>> start GIVEN INFORMATION

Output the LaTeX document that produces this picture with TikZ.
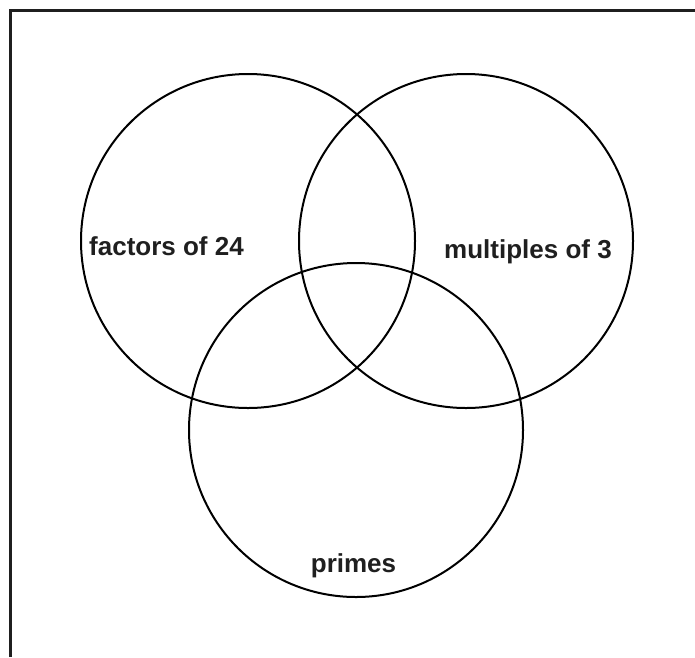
\documentclass[tikz,border=0pt]{standalone}
\usepackage{fontspec}
\setmainfont{Liberation Sans}
\begin{document}
\begin{tikzpicture}[x=1pt,y=-1pt,
  venn/.style={circle, draw=black, line width=2pt, minimum size=334pt, inner sep=0pt},
  lbl/.style={anchor=base, font=\fontsize{26}{30}\selectfont\bfseries, text=black!88, inner sep=0pt},
  frameline/.style={draw=black!88, line width=3pt}]
\useasboundingbox (0,0) rectangle (695,657);
\fill[white] (0,0) rectangle (695,657);
\coordinate (fbl) at (10.5,657);
\coordinate (ftl) at (10.5,10.5);
\coordinate (ftr) at (695,10.5);
\draw[frameline] (fbl) -- (ftl) -- (ftr);
\node[venn] (A) at (248,241) {};
\node[venn] (B) at (466,241) {};
\node[venn] (C) at (356,430) {};
\node[lbl] (la) at (166.5,255) {factors of 24};
\node[lbl] (lb) at (528,258) {multiples of 3};
\node[lbl] (lc) at (353.5,572) {primes};
\end{tikzpicture}
\end{document}
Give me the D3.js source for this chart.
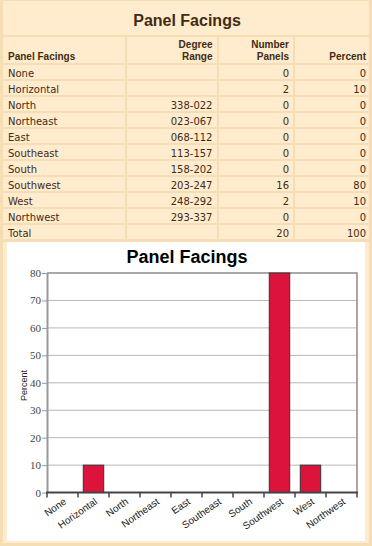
<!DOCTYPE html>
<html>
<head>
<meta charset="utf-8">
<script src="https://cdn.jsdelivr.net/npm/d3@7"></script>
<style>
  body { margin: 0; background: #f5deb3; }
  svg { display: block; }
</style>
</head>
<body>
<div id="wrapper"></div>
<script>
// data
const facings = ['None', 'Horizontal', 'North', 'Northeast', 'East', 'Southeast', 'South', 'Southwest', 'West', 'Northwest']
const degreeRanges = ['', '', '338-022', '023-067', '068-112', '113-157', '158-202', '203-247', '248-292', '293-337']
const numberPanels = [0, 2, 0, 0, 0, 0, 0, 16, 2, 0]
const percents = [0, 10, 0, 0, 0, 0, 0, 80, 10, 0]
const yTicks = [0, 10, 20, 30, 40, 50, 60, 70, 80]

function draw() {
  const width = 372, height = 546
  const cellColor = '#ffebcd'
  const textColor = '#3f2c14'

  const svg = d3.select('#wrapper').append('svg')
    .attr('width', width)
    .attr('height', height)

  svg.append('rect').attr('width', width).attr('height', height).attr('fill', '#f5deb3')

  //table
  const cols = [
    {x0: 3, x1: 125, tx: 8, anchor: 'start'},
    {x0: 127, x1: 217, tx: 212.5, anchor: 'end'},
    {x0: 219, x1: 293, tx: 289, anchor: 'end'},
    {x0: 295, x1: 369, tx: 366, anchor: 'end'}
  ]

  // title row
  svg.append('rect').attr('x', 3).attr('y', 1).attr('width', 366).attr('height', 34).attr('fill', cellColor)
  svg.append('text')
    .attr('x', 187).attr('y', 26)
    .attr('text-anchor', 'middle')
    .attr('font-family', 'Liberation Sans, Arial, sans-serif')
    .attr('font-weight', 'bold')
    .attr('font-size', 16)
    .attr('fill', textColor)
    .text('Panel Facings')

  // header row
  const headers = [['', 'Panel Facings'], ['Degree', 'Range'], ['Number', 'Panels'], ['', 'Percent']]
  cols.forEach((c, i) => {
    svg.append('rect').attr('x', c.x0).attr('y', 37).attr('width', c.x1 - c.x0).attr('height', 26).attr('fill', cellColor)
    headers[i].forEach((line, j) => {
      svg.append('text')
        .attr('x', c.tx).attr('y', 48 + j * 12)
        .attr('text-anchor', c.anchor)
        .attr('font-family', 'Liberation Sans, Arial, sans-serif')
        .attr('font-weight', 'bold')
        .attr('font-size', 10)
        .attr('fill', textColor)
        .text(line)
    })
  })

  // body rows
  const rows = facings.map((f, i) => [f, degreeRanges[i], numberPanels[i], percents[i]])
  rows.push(['Total', '', d3.sum(numberPanels), d3.sum(percents)])

  rows.forEach((r, i) => {
    const top = 65 + i * 16
    cols.forEach((c, j) => {
      svg.append('rect').attr('x', c.x0).attr('y', top).attr('width', c.x1 - c.x0).attr('height', 14).attr('fill', cellColor)
      svg.append('text')
        .attr('x', c.tx).attr('y', top + 11.5)
        .attr('text-anchor', c.anchor)
        .attr('font-family', 'DejaVu Sans, Verdana, sans-serif')
        .attr('font-size', 10)
        .attr('fill', textColor)
        .text(r[j])
    })
  })

  //chart cell
  svg.append('rect').attr('x', 3).attr('y', 242).attr('width', 366).attr('height', 301).attr('fill', cellColor)
  svg.append('rect').attr('x', 7).attr('y', 242).attr('width', 358).attr('height', 299).attr('fill', 'white')

  const plot = {left: 47, right: 357, top: 273, bottom: 492.6}

  const x = d3.scaleBand()
    .domain(facings)
    .range([plot.left, plot.right])
  const y = d3.scaleLinear()
    .domain([0, 80])
    .range([plot.bottom, plot.top])

  const chart = svg.append('g')

  chart.append('text')
    .attr('x', 187).attr('y', 263)
    .attr('text-anchor', 'middle')
    .attr('font-family', 'Liberation Sans, Arial, sans-serif')
    .attr('font-weight', 'bold')
    .attr('font-size', 18)
    .attr('fill', '#000')
    .text('Panel Facings')

  // grid
  chart.selectAll('.grid')
    .data(yTicks.filter(d => d > 0 && d < 80))
    .enter().append('line')
      .attr('x1', plot.left).attr('x2', plot.right)
      .attr('y1', d => y(d)).attr('y2', d => y(d))
      .attr('stroke', '#b8b8b8')
      .attr('stroke-width', 1)

  // frame top and right
  chart.append('path')
    .attr('d', `M${plot.left},${y(80)}H${plot.right}V${plot.bottom}`)
    .attr('fill', 'none')
    .attr('stroke', '#8c8c8c')
    .attr('stroke-width', 1.5)

  // bars
  const barWidth = x.bandwidth() * 0.66
  chart.selectAll('.bar')
    .data(facings.map((f, i) => ({f, v: percents[i]})).filter(d => d.v > 0))
    .enter().append('rect')
      .attr('x', d => x(d.f) + (x.bandwidth() - barWidth) / 2)
      .attr('y', d => y(d.v))
      .attr('width', barWidth)
      .attr('height', d => y(0) - y(d.v))
      .attr('fill', '#dc143c')
      .attr('stroke', '#333')
      .attr('stroke-width', 1)

  // y axis
  const yAxis = chart.append('g')
    .attr('transform', `translate(${plot.left},0)`)
    .call(d3.axisLeft(y).tickValues(yTicks).tickSize(5).tickPadding(1).tickSizeOuter(0))
  yAxis.select('.domain').attr('stroke', '#999').attr('stroke-width', 2)
  yAxis.selectAll('.tick line').attr('stroke', '#999')
  yAxis.selectAll('.tick text')
    .attr('font-family', 'Liberation Serif, Times New Roman, serif')
    .attr('font-size', 11)
    .attr('fill', '#444')

  chart.append('text')
    .attr('transform', 'translate(26.5,385.5) rotate(-90)')
    .attr('text-anchor', 'middle')
    .attr('font-family', 'Liberation Sans, Arial, sans-serif')
    .attr('font-size', 9)
    .attr('fill', '#222')
    .text('Percent')

  // x axis
  chart.append('line')
    .attr('x1', plot.left - 1).attr('x2', plot.right + 1)
    .attr('y1', plot.bottom).attr('y2', plot.bottom)
    .attr('stroke', '#444')
    .attr('stroke-width', 2)

  const edges = facings.map(f => x(f)).concat([plot.right])
  chart.selectAll('.xtick')
    .data(edges)
    .enter().append('line')
      .attr('x1', d => d).attr('x2', d => d)
      .attr('y1', plot.bottom).attr('y2', plot.bottom + 5)
      .attr('stroke', '#444')
      .attr('stroke-width', 1.5)

  chart.selectAll('.xlabel')
    .data(facings)
    .enter().append('text')
      .attr('transform', d => `translate(${x(d) + x.bandwidth() / 2 + 4.5},${plot.bottom + 10.5}) rotate(-35)`)
      .attr('text-anchor', 'end')
      .attr('font-family', 'Liberation Sans, Arial, sans-serif')
      .attr('font-size', 10)
      .attr('fill', '#222')
      .text(d => d)
}
draw()
</script>
</body>
</html>
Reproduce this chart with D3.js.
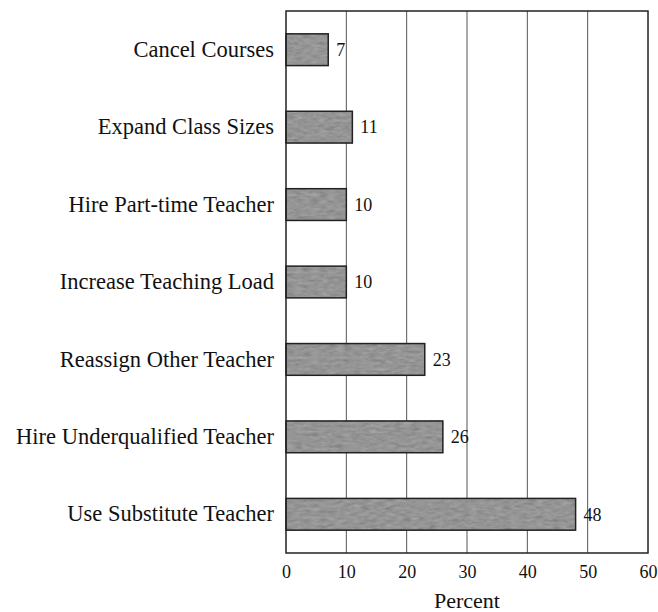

>> end GIVEN INFORMATION

GIVEN EXERCISE: Find the word "with" and list each line it appears in.

RESULT OF THIS EXERCISE:
Output the LaTeX document that produces this picture with TikZ.
Reproduce this chart with D3.js.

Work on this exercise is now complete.